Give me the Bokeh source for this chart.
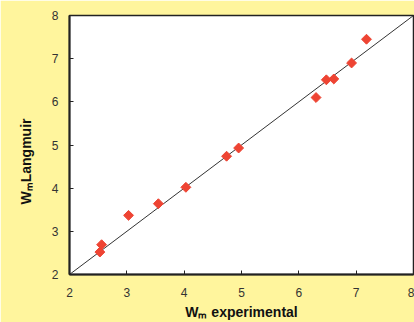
from bokeh.plotting import figure
from bokeh.embed import file_html
from bokeh.resources import INLINE
from bokeh.models import FixedTicker, Title

# data
w_experimental = [2.53, 2.56, 3.03, 3.55, 4.03, 4.74, 4.95, 6.30, 6.48, 6.61, 6.92, 7.18]
w_langmuir     = [2.52, 2.69, 3.37, 3.64, 4.02, 4.74, 4.93, 6.10, 6.51, 6.53, 6.90, 7.45]
fit_x = [2, 8]
fit_y = [2, 8]
ticks = [2, 3, 4, 5, 6, 7, 8]

BG = "#FFF59D"

p = figure(width=414, height=322, output_backend="svg", toolbar_location=None,
           x_range=(2, 8), y_range=(2, 8),
           min_border_left=69, min_border_right=1, min_border_top=15, min_border_bottom=48)
p.background_fill_color = "white"
p.border_fill_color = BG
p.outline_line_color = "#222222"
p.outline_line_width = 1.5
p.grid.visible = False

p.line(fit_x, fit_y, line_color="#333333", line_width=1)
p.scatter(w_experimental, w_langmuir, marker="square", size=7, angle=0.785398,
          fill_color="#EE4433", line_color="#EE4433")

for ax in (p.xaxis[0], p.yaxis[0]):
    ax.ticker = FixedTicker(ticks=ticks)
    ax.major_tick_in = 4
    ax.major_tick_out = 0
    ax.minor_tick_in = 0
    ax.minor_tick_out = 0
    ax.axis_line_width = 2
    ax.axis_line_color = "#222222"
    ax.major_tick_line_color = "#222222"
    ax.major_label_text_font = "Liberation Sans"
    ax.major_label_text_font_size = "12px"
    ax.major_label_text_color = "#333333"
    ax.axis_label_text_font = "Liberation Sans"
    ax.axis_label_text_font_style = "bold"
    ax.axis_label_text_font_size = "14px"
    ax.axis_label_text_color = "#111111"

p.xaxis.axis_label = "W\u2098 experimental"
p.xaxis.major_label_standoff = 13
p.yaxis.major_label_standoff = 11
p.xaxis.axis_label_standoff = 4

ytitle = Title(text="W\u2098Langmuir", align="left", vertical_align="top",
               offset=70, standoff=26,
               text_font="Liberation Sans", text_font_style="bold", text_font_size="14px",
               text_color="#111111")
p.add_layout(ytitle, "left")

html = file_html(p, INLINE)
html = html.replace("<body>", '<body style="margin:0;background:%s">' % BG, 1)
open("out.html", "w").write(html)
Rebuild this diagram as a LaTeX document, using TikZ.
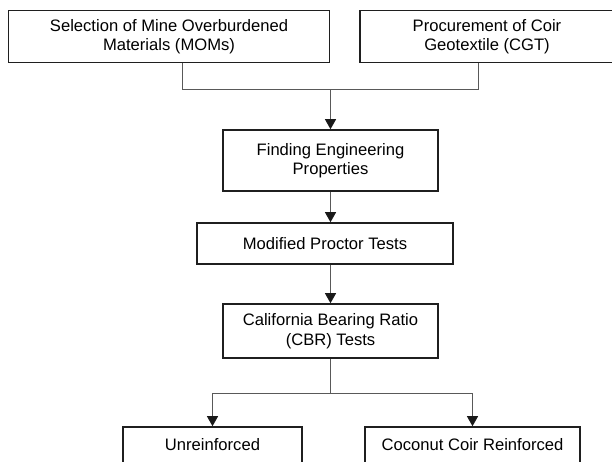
\documentclass[tikz,border=0pt]{standalone}
\usepackage{fontspec}
\setmainfont{Liberation Sans}
\usetikzlibrary{arrows.meta,positioning,calc}

\begin{document}
\begin{tikzpicture}[x=1pt,y=1pt,
    box/.style={draw=black!88,line width=1.6pt,align=center,inner sep=2pt,
      font=\fontsize{16.6}{19.5}\selectfont},
    link/.style={draw=black!65,line width=0.9pt},
    arr/.style={link,-{Triangle[length=10pt,width=11pt,color=black!90]}}]
	\useasboundingbox (0,0) rectangle (612,-461);
	\clip (0,0) rectangle (612,-461);

	% Nodes
	\node[box,minimum width=321pt,minimum height=52pt] (mom) at (169,-36.5) {Selection of Mine Overburdened\\Materials (MOMs)};
	\node[box,minimum width=254pt,minimum height=52pt] (cgt) at (487,-36.5) {Procurement of Coir\\Geotextile (CGT)};
	\node[box,minimum width=215pt,minimum height=61pt] (eng) at (330.5,-160.5) {Finding Engineering\\Properties};
	\node[box,minimum width=256pt,minimum height=41pt] (proctor) at (325,-243.5) {Modified Proctor Tests};
	\node[box,minimum width=215pt,minimum height=54pt] (cbr) at (330.5,-331) {California Bearing Ratio\\(CBR) Tests};
	\node[box,minimum width=179pt,minimum height=36pt] (unrein) at (212.5,-445) {Unreinforced};
	\node[box,minimum width=215pt,minimum height=36pt] (coir) at (472.5,-445) {Coconut Coir Reinforced};

	\coordinate (joinL) at (182,-89);
	\coordinate (joinR) at (478,-89);
	\coordinate (joinC) at (330.5,-89);
	\coordinate (split) at (330.5,-393);

	% Edges
	\draw[link] (mom.south -| joinL) -- (joinL) -- (joinR) -- (cgt.south -| joinR);
	\draw[arr] (joinC) -- (eng.north);
	\draw[arr] (eng.south) -- (eng.south |- proctor.north);
	\draw[arr] (cbr.north |- proctor.south) -- (cbr.north);
	\draw[link] (cbr.south) -- (split);
	\draw[arr] (split) -| (unrein.north);
	\draw[arr] (split) -| (coir.north);
\end{tikzpicture}
\end{document}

### WORK TO COMPLETE
Transcribe, from the records above, the first line and every line after it up to and including the line with "from bokeh.models import FixedTicker, Title"; omit pictures.

### RESPONSE FOR THIS EXERCISE
Give me the Bokeh source for this chart.
from bokeh.plotting import figure
from bokeh.embed import file_html
from bokeh.resources import INLINE
from bokeh.models import FixedTicker, Title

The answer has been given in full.